:: RAW RECORDS ::

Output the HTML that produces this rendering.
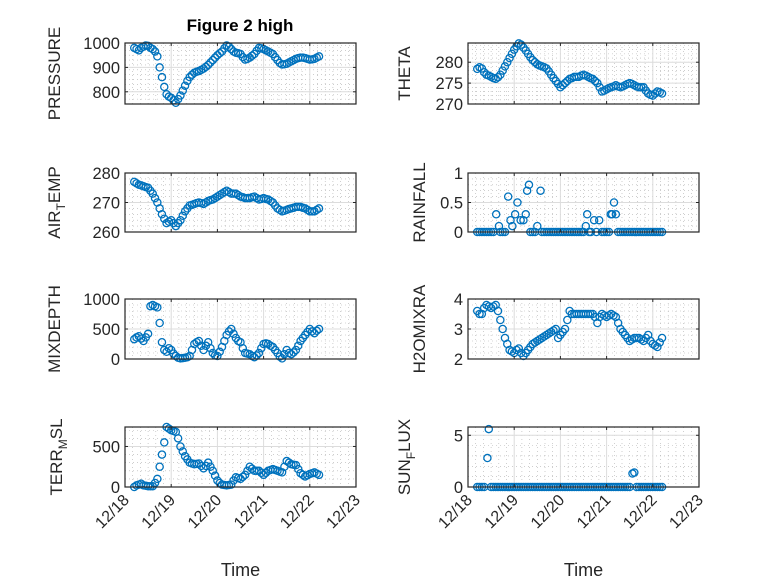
<!DOCTYPE html>
<html><head><meta charset="utf-8"><style>
html,body{margin:0;padding:0;background:#fff;}
svg{display:block;font-family:"Liberation Sans",sans-serif;}
</style></head><body>
<svg id="fig" width="778" height="583" viewBox="0 0 778 583" xmlns="http://www.w3.org/2000/svg">
<rect x="0" y="0" width="778" height="583" fill="#fff"/>
<text x="240" y="31" text-anchor="middle" font-size="17" font-weight="bold" fill="#000">Figure 2 high</text>
</svg>
<script>
const times=[0.20,0.25,0.30,0.35,0.40,0.45,0.50,0.55,0.60,0.65,0.70,0.75,0.80,0.85,0.90,0.95,1.00,1.05,1.10,1.15,1.20,1.25,1.30,1.35,1.40,1.45,1.50,1.55,1.60,1.65,1.70,1.75,1.80,1.85,1.90,1.95,2.00,2.05,2.10,2.15,2.20,2.25,2.30,2.35,2.40,2.45,2.50,2.55,2.60,2.65,2.70,2.75,2.80,2.85,2.90,2.95,3.00,3.05,3.10,3.15,3.20,3.25,3.30,3.35,3.40,3.45,3.50,3.55,3.60,3.65,3.70,3.75,3.80,3.85,3.90,3.95,4.00,4.05,4.10,4.15,4.20];
const pressure=[980,975,970,980,985,990,988,980,975,965,945,900,860,820,790,780,775,765,755,770,785,805,825,845,860,870,878,882,885,890,895,902,910,920,930,940,950,958,965,978,990,985,975,965,960,958,955,942,932,935,940,948,955,968,980,978,975,970,965,960,955,942,930,918,912,913,915,920,925,930,935,938,940,940,938,935,932,933,935,940,945];
const theta=[278.4,278.8,278.5,277.6,277,276.8,276.5,276.2,276,276.4,277,278,279,280,281,282,283,283.8,284.5,284.2,283.5,282.8,282,281.2,280.5,280,279.5,279.2,279,278.8,278.5,277.8,277,276.2,275.5,274.8,274,274.5,275,275.5,276,276.2,276.5,276.5,276.5,276.8,277,276.8,276.5,276.2,276,275.5,275,274,273,273.2,273.5,273.8,274,274.2,274.5,274.2,274,274.2,274.5,274.8,275,274.8,274.5,274.2,274,274,274,273.2,272.5,272.2,272,272.5,273,272.8,272.5];
const airTemp=[277,276.5,276,275.8,275.5,275.2,275,274,273,271.5,270,268,266,264.5,263,263.5,264,263,262,263,264,265.5,267,268,269,269.2,269.5,269.8,270,269.8,269.5,270,270.5,270.8,271,271.5,272,272.5,273,273.5,274,273.5,273,273,273,272.5,272,271.8,271.5,271.5,271.5,271.8,272,271.5,271,271.2,271.5,271.2,271,270.5,270,269,268,267.5,267,267.2,267.5,267.8,268,268.2,268.5,268.5,268.5,268.2,268,267.5,267,267,267,267.5,268];
const mixDepth=[330,360,380,340,300,360,420,880,900,880,860,600,280,150,120,180,150,90,50,20,10,15,20,30,50,150,250,280,300,220,150,220,280,180,100,60,50,120,200,300,400,460,500,420,350,300,280,180,100,90,80,50,30,60,100,180,250,260,250,220,200,150,100,40,10,80,150,100,80,110,150,220,300,350,400,450,500,460,430,470,500];
const h2o=[3.6,3.5,3.5,3.7,3.8,3.75,3.7,3.75,3.8,3.6,3.3,3.0,2.7,2.5,2.3,2.25,2.2,2.3,2.35,2.2,2.1,2.2,2.3,2.4,2.5,2.55,2.6,2.65,2.7,2.75,2.8,2.85,2.9,2.95,3.0,2.7,2.8,2.9,3.0,3.3,3.6,3.5,3.5,3.5,3.5,3.5,3.5,3.5,3.5,3.5,3.5,3.4,3.2,3.4,3.5,3.45,3.4,3.45,3.5,3.45,3.4,3.2,3.0,2.9,2.8,2.7,2.6,2.65,2.7,2.7,2.7,2.65,2.6,2.7,2.8,2.6,2.5,2.45,2.4,2.55,2.7];
const terrMsl=[0,20,30,40,20,15,10,10,10,50,100,250,400,550,740,720,700,690,680,600,500,440,380,340,300,290,280,285,290,260,230,260,300,250,200,140,80,50,30,25,20,25,30,80,120,110,100,125,150,200,250,225,200,200,200,175,150,175,200,210,220,210,200,190,180,250,320,300,280,275,270,220,170,150,130,145,160,170,180,165,150];
const rainTimes=[0.2,0.25,0.3,0.35,0.4,0.45,0.5,0.55,0.61,0.67,0.7,0.75,0.8,0.87,0.92,0.96,1.02,1.07,1.14,1.2,1.25,1.28,1.32,1.35,1.4,1.45,1.5,1.57,1.6,1.65,1.7,1.75,1.8,1.85,1.9,1.95,2.0,2.05,2.1,2.15,2.2,2.25,2.3,2.35,2.4,2.45,2.5,2.55,2.58,2.62,2.66,2.73,2.78,2.84,2.9,2.95,3.0,3.05,3.09,3.12,3.16,3.2,3.25,3.3,3.35,3.4,3.45,3.5,3.55,3.6,3.65,3.7,3.75,3.8,3.85,3.9,3.95,4.0,4.05,4.1,4.15,4.2];
const rainfall=[0,0,0,0,0,0,0,0,0.3,0.1,0,0,0,0.6,0.2,0.1,0.3,0.5,0.2,0.2,0.3,0.7,0.8,0,0,0,0.1,0.7,0,0,0,0,0,0,0,0,0,0,0,0,0,0,0,0,0,0,0,0.1,0.3,0,0,0.2,0,0.2,0,0,0,0,0.3,0.3,0.5,0.3,0,0,0,0,0,0,0,0,0,0,0,0,0,0,0,0,0,0,0,0];
const sunTimes=[0.2,0.25,0.3,0.35,0.42,0.45,0.5,0.55,0.6,0.65,0.7,0.75,0.8,0.85,0.9,0.95,1.0,1.05,1.1,1.15,1.2,1.25,1.3,1.35,1.4,1.45,1.5,1.55,1.6,1.65,1.7,1.75,1.8,1.85,1.9,1.95,2.0,2.05,2.1,2.15,2.2,2.25,2.3,2.35,2.4,2.45,2.5,2.55,2.6,2.65,2.7,2.75,2.8,2.85,2.9,2.95,3.0,3.05,3.1,3.15,3.2,3.25,3.3,3.35,3.4,3.45,3.5,3.56,3.6,3.65,3.7,3.75,3.8,3.85,3.9,3.95,4.0,4.05,4.1,4.15,4.2];
const sunFlux=[0,0,0,0,2.8,5.6,0,0,0,0,0,0,0,0,0,0,0,0,0,0,0,0,0,0,0,0,0,0,0,0,0,0,0,0,0,0,0,0,0,0,0,0,0,0,0,0,0,0,0,0,0,0,0,0,0,0,0,0,0,0,0,0,0,0,0,0,0,1.3,1.4,0,0,0,0,0,0,0,0,0,0,0,0];
const xTickLabels=['12/18','12/19','12/20','12/21','12/22','12/23'];
const pressureTicks=[800,900,1000];
const thetaTicks=[270,275,280];
const airTicks=[260,270,280];
const rainTicks=[0,0.5,1];
const mixTicks=[0,500,1000];
const h2oTicks=[2,3,4];
const terrTicks=[0,500];
const sunTicks=[0,5];

const NS='http://www.w3.org/2000/svg';
const svg=document.getElementById('fig');
function mk(tag,attrs,parent){const e=document.createElementNS(NS,tag);for(const k in attrs)e.setAttribute(k,attrs[k]);(parent||svg).appendChild(e);return e;}

const LX=[125,356],RX=[468,699];
const ROWS=[[43,104],[173,232],[299,359],[427,487]];
const panels=[
 {name:'pressure',xr:LX,yr:ROWS[0],ylim:[750,1000],ticks:pressureTicks,t:times,v:pressure,label:'PRESSURE',lx:60},
 {name:'theta',xr:RX,yr:ROWS[0],ylim:[270,284.6],ticks:thetaTicks,t:times,v:theta,label:'THETA',lx:410},
 {name:'air-temp',xr:LX,yr:ROWS[1],ylim:[260,280],ticks:airTicks,t:times,v:airTemp,label:'AIR_TEMP',lx:60},
 {name:'rainfall',xr:RX,yr:ROWS[1],ylim:[0,1],ticks:rainTicks,t:rainTimes,v:rainfall,label:'RAINFALL',lx:425},
 {name:'mixdepth',xr:LX,yr:ROWS[2],ylim:[0,1000],ticks:mixTicks,t:times,v:mixDepth,label:'MIXDEPTH',lx:60},
 {name:'h2omixra',xr:RX,yr:ROWS[2],ylim:[2,4],ticks:h2oTicks,t:times,v:h2o,label:'H2OMIXRA',lx:425},
 {name:'terr-msl',xr:LX,yr:ROWS[3],ylim:[0,740],ticks:terrTicks,t:times,v:terrMsl,label:'TERR_MSL',lx:62,bottom:true},
 {name:'sun-flux',xr:RX,yr:ROWS[3],ylim:[0,5.8],ticks:sunTicks,t:sunTimes,v:sunFlux,label:'SUN_FLUX',lx:410,bottom:true}
];
panels.forEach(p=>{
 const g=mk('g',{});
 
 
 const [x0,x1]=p.xr,[y0,y1]=p.yr;
 const xs=t=>x0+(t/5)*(x1-x0);
 const ys=v=>y1-(v-p.ylim[0])/(p.ylim[1]-p.ylim[0])*(y1-y0);
 mk('rect',{x:x0,y:y0,width:x1-x0,height:y1-y0,fill:'#fff'},g);
 for(let i=1;i<30;i++){if(i%6===0)continue;const x=xs(i/6);mk('line',{x1:x,x2:x,y1:y0,y2:y1,stroke:'#b0b0b0','stroke-width':0.6,'stroke-dasharray':'1,3'},g);}
 const step=p.ticks[1]-p.ticks[0];const ms=step/5;
 for(let v=p.ylim[0];v<=p.ylim[1]+1e-9;v+=ms){const y=ys(v);if(y<y0||y>y1)continue;mk('line',{x1:x0,x2:x1,y1:y,y2:y,stroke:'#b0b0b0','stroke-width':0.6,'stroke-dasharray':'1,3'},g);}
 for(let d=1;d<5;d++){const x=xs(d);const l=mk('line',{x1:x,x2:x,y1:y0,y2:y1,stroke:'#dcdcdc','stroke-width':1},g);
  }
 p.ticks.forEach(v=>{const y=ys(v);mk('line',{x1:x0,x2:x1,y1:y,y2:y,stroke:'#dcdcdc','stroke-width':1},g);});
 const dg=mk('g',{},g);
 
 
 const n=Math.min(p.t.length,p.v.length);
 for(let i=0;i<n;i++){const c=mk('circle',{cx:xs(p.t[i]),cy:ys(p.v[i]),r:3.6,fill:'none',stroke:'#0072BD','stroke-width':1.3},dg);
  }
 mk('rect',{x:x0,y:y0,width:x1-x0,height:y1-y0,fill:'none',stroke:'#262626','stroke-width':1.2},g);
 for(let d=0;d<=5;d++){const x=xs(d);mk('line',{x1:x,x2:x,y1:y1,y2:y1-3,stroke:'#262626'},g);mk('line',{x1:x,x2:x,y1:y0,y2:y0+3,stroke:'#262626'},g);
  if(p.bottom){const tx=mk('text',{x:x+5,y:y1+14,'text-anchor':'end','font-size':16,fill:'#262626',transform:`rotate(-45 ${x+5} ${y1+14})`},g);tx.textContent=xTickLabels[d];
   }}
 p.ticks.forEach(v=>{const y=ys(v);mk('line',{x1:x0,x2:x0+3,y1:y,y2:y,stroke:'#262626'},g);mk('line',{x1:x1,x2:x1-3,y1:y,y2:y,stroke:'#262626'},g);
  const tx=mk('text',{x:x0-5,y:y+6,'text-anchor':'end','font-size':16.5,fill:'#262626'},g);tx.textContent=String(v);
  });
 const cy=(y0+y1)/2;
 const lab=mk('text',{x:p.lx,y:cy,'text-anchor':'middle','font-size':17,fill:'#262626',transform:`rotate(-90 ${p.lx} ${cy})`},g);
 
 const parts=p.label.split('_');
 if(parts.length===1){lab.textContent=p.label;}else{
  const a=mk('tspan',{},lab);a.textContent=parts[0];
  const b=mk('tspan',{dy:5,'font-size':12},lab);b.textContent=parts[1][0];
  const c=mk('tspan',{dy:-5},lab);c.textContent=parts[1].slice(1);}
 if(p.bottom){const tl=mk('text',{x:(x0+x1)/2,y:576,'text-anchor':'middle','font-size':18,fill:'#262626'},g);tl.textContent='Time';
  }
});
</script>
</body></html>
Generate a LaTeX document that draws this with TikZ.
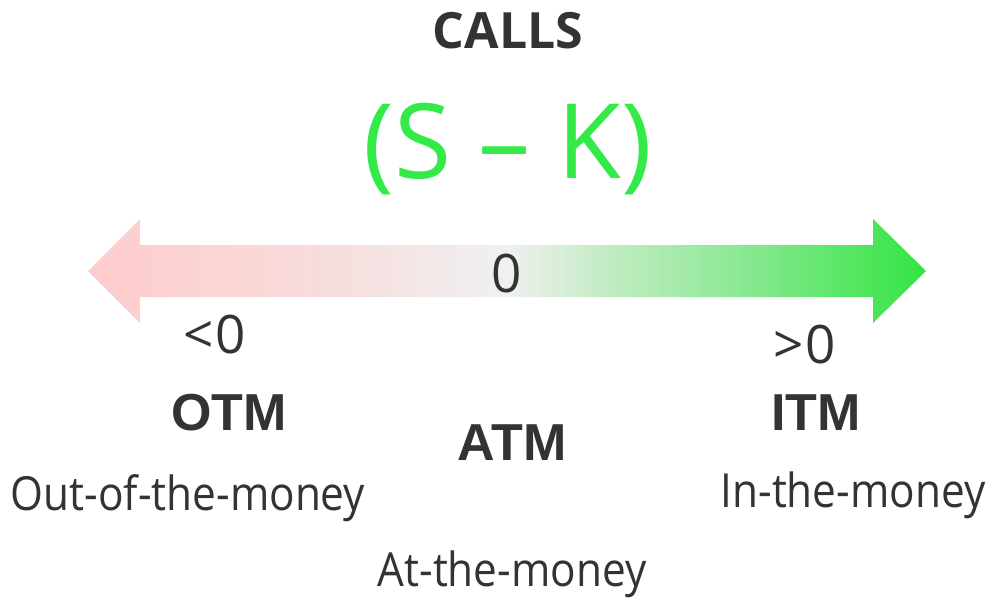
\documentclass[tikz,border=0pt]{standalone}
\usepackage{fontspec}
\setmainfont{Open Sans}
\newfontfamily\labelfont{Open Sans}
\newfontfamily\descfont{Open Sans}[FakeStretch=0.9]
\newfontfamily\tagfont{Liberation Sans}
\definecolor{ink}{RGB}{51,51,51}
\definecolor{pinkA}{RGB}{255,204,204}
\definecolor{pinkB}{RGB}{248,218,218}
\definecolor{greyM}{RGB}{240,240,240}
\definecolor{greenA}{RGB}{198,236,198}
\definecolor{greenB}{RGB}{130,232,140}
\definecolor{greenZ}{RGB}{50,228,65}
\definecolor{formula}{RGB}{52,234,72}
% horizontal ramp pink -> grey -> green; the inner 25bp..75bp band spans the path
\pgfdeclarehorizontalshading{moneyramp}{100bp}{%
  color(0bp)=(pinkA); color(25bp)=(pinkA); color(37.6bp)=(pinkB);
  color(50bp)=(greyM); color(55.5bp)=(greenA); color(65.1bp)=(greenB);
  color(75bp)=(greenZ); color(100bp)=(greenZ)}
\begin{document}
\begin{tikzpicture}[x=1pt,y=-1pt,
  every node/.style={inner sep=0pt,outer sep=0pt,text=ink,anchor=base},
  heading/.style={font=\labelfont\bfseries\fontsize{50}{50}\selectfont},
  formulatext/.style={font=\labelfont\fontsize{104}{104}\selectfont,text=formula},
  signtext/.style={font=\labelfont\fontsize{53}{53}\selectfont},
  tagtext/.style={font=\tagfont\bfseries\fontsize{52}{52}\selectfont},
  desctext/.style={font=\descfont\fontsize{47}{47}\selectfont}]
\useasboundingbox (0,0) rectangle (989,598);
% double-headed arrow with colour ramp
\shade[shading=moneyramp]
  (88,271) -- (140,219) -- (140,245) -- (873,245) -- (873,219) -- (926,271)
  -- (873,323) -- (873,297) -- (140,297) -- (140,323) -- cycle;
\node[heading] (calls) at (508,48) {CALLS};
\node[formulatext] (sk) at (508,178) {(S – K)};
\node[signtext] (zero) at (507,292) {0};
\node[signtext] (neg) at (215,353) {<\kern2pt0};
\node[signtext] (pos) at (805,363) {>\kern2pt0};
\node[tagtext] (otm) at (229,430) {OTM};
\node[tagtext] (atm) at (512,460) {ATM};
\node[tagtext] (itm) at (816,430) {ITM};
\node[desctext] (otmd) at (188,510) {Out-of-the-money};
\node[desctext] (itmd) at (853,507) {In-the-money};
\node[desctext] (atmd) at (512,586) {At-the-money};
\end{tikzpicture}
\end{document}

:::

EXERCISE INSTRUCTIONS:
Select every line in the material above where the string "that" occurs, and copy it.

RESULT:
Output the HTML that produces this rendering.
Generate a LaTeX document that draws this with TikZ.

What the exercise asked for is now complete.